Faculty becoming more diverse
When Sarah Park joined St. Catherine University in 2009 as an assistant professor of Library and Information Science, she was excited about the school and its support of her own research interests. Park studies the information-seeking behaviors of Korean adoptees searching for answers about their past and she plans to develop a model that might also be applied to other adoptee communities.
Park is Korean American — she was born in Seoul and moved with her Korean parents to Los Angeles when she was just four months old. She is part of a growing cadre of faculty of color at the 17 institutions of the Minnesota Private College Council (MPCC). As Minnesota's population becomes increasingly diverse (about 15% are non-white), the number of students and faculty of color are growing too.

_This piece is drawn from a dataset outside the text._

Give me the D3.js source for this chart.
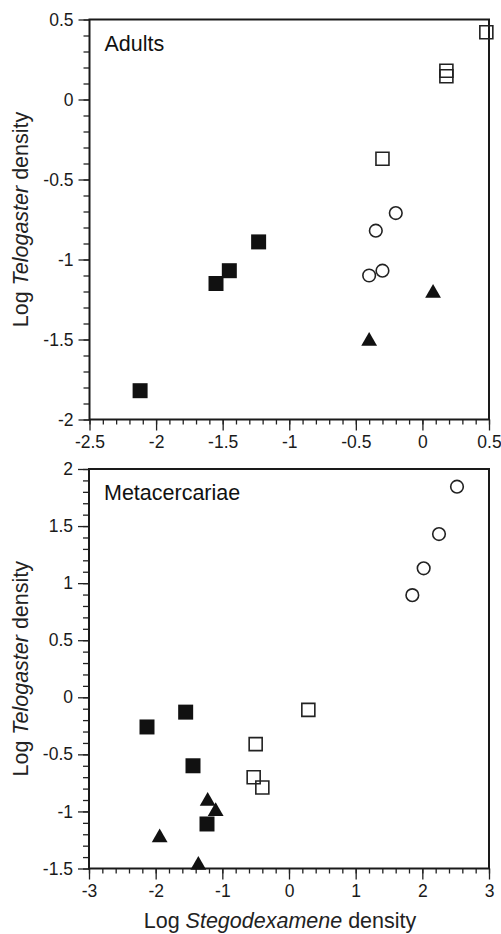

Looking at the data, in 2009 MPCC institutions employed 465 faculty of color; a decade earlier it was 278. This increase of 67% compares to an increase of 27% for white faculty. While MPCC institutions have been able to recruit a more diverse faculty, the 9% non-white faculty still lags behind the state's diversity — 15% — and the ethnic diversity of our student body — 13%.
These data reflect an increased commitment to hiring faculty of color in Minnesota, but the numbers don't tell the whole story. Attracting qualified faculty of color often requires intentional recruiting. And, once hired, it is important to have institutional support in place for the new faculty.
An institutional commitment
Ongoing efforts are underway at MPCC institutions to increase the number of faculty of color. Andrea Turner, assistant vice president of human resources at Augsburg College, points to her college's mission of being committed to intentional diversity in its life and work. "In addition to our efforts around recruiting, the college understands that to help students become informed citizens, thoughtful stewards, critical thinkers and responsible leaders, we must demonstrate in and outside the classroom intercultural competency in our work. This means that the diversity is the mix of people and intercultural competency is the ability to make the mix work."
You can't have the population and mission Augsburg does and not be willing to work in both recruiting and building on intercultural competency, Turner said. She believes that learning from people with varied backgrounds and living on a diverse campus helps build relationships — and specific programming helps develop intercultural competence. For example, Augsburg is working to develop that through its orientation, training and performance processes for those already here and for any new faculty and staff hired, Turner said.
Augsburg recently had two Social Work faculty openings and prior to starting the search, Turner and the department chair examined the whole recruitment effort. "We crafted letters that would draw people to the college as well as the department and we emphasized how candidates must be able to work with a diverse mix of students and prepare them for the client population they'll likely be working with," she said. Candidates were asked to specifically demonstrate how they had worked with a diverse student body and geared their curricula to a broad student population. "We saw significant strength in the candidate pool — and a number of the finalists were persons of color."
Support structures matter
Once non-white or underrepresented faculty arrive, institutional support is key to their success. "A lot of us are first-generation graduate students and junior faculty and we don't have an 'old boys network' to support us in the challenges we face," Park said. She is one of four Asian Americans in a department of 13 faculty and staff. "The diversity and collegiality in my department is great," she said. "That doesn't mean there haven't been challenges."
During her first all-faculty meeting in 2009, Park was taken aback when another faculty member referred to a Chinese student as "Oriental." "I was shocked that she didn't know that that word was outdated and offensive," Park said. When Park approached her afterward, her colleague apologized and the two had a great conversation, but Park knew "there's still work to be done."
She observes that some white people don't recognize their privilege and can make hurtful comments that build up over time. "I don't know how many times I've been asked how long I've been in this country, or how I happen to speak English so well," she said. She notes that the structural supports that St. Kate's has provided, such as faculty mentoring and diversity workshops (for example, the "I Wish" student presentation at the 2011 all-faculty meeting) are helpful.
Brian Bruess, vice president for enrollment management and student affairs at St. Kate's, said that the university has a long history of building a working and learning environment that reflects a diverse world. "We have taken a holistic systems approach over the years that integrates multicultural competence content into the curriculum, provides faculty and staff development, builds community partnerships, and enhances our recruiting and retaining of students, faculty and staff of color," he said. He noted that the university's strategic plan calls for continued efforts in this area.
"While the university is proud of the work we have accomplished, including significant gains in our student of color population, we are sober about the important work that remains," Bruess said.